Colonize Me is Kingsley's second poetry collection.[4] The poems in the collection are often based on his real experiences.[5] The collection won an Eric Hoffer Award.[6]
Dēmos: An American Multitude was released on March 7, 2021. The collection features poems relating to Onondaga, Japanese, Cuban and Appalachian cultures.
From 2019 until at least October 21, 2020, Kingsley worked as an Assistant Professor of English in the College of Arts and Letters at Old Dominion University.[7]
Kingsley grew up in Indiana, Pennsylvania.[8] His parents were both factory workers at a True Temper wheelbarrow factory.

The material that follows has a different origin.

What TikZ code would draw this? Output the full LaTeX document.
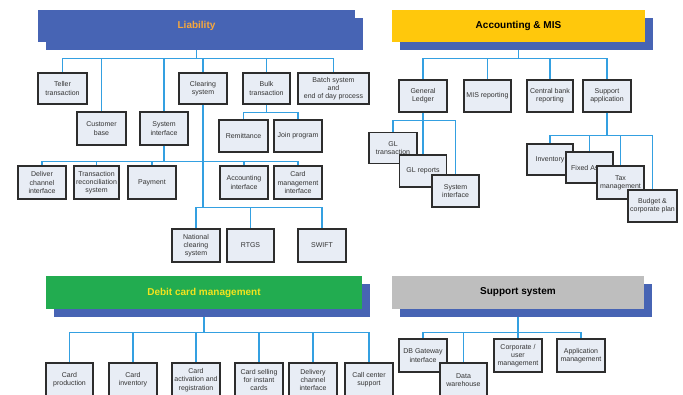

In August 2017, during the time which he was writing Dēmos, Kingsley claims that he was assaulted by a police officer in Harrisburg, Pennsylvania.[9] According to Kingsley, he was maced by a police officer without reason on the street at night. He then stumbled into oncoming traffic, before going to a local pizza shop, where patrons helped clear his eyes with water.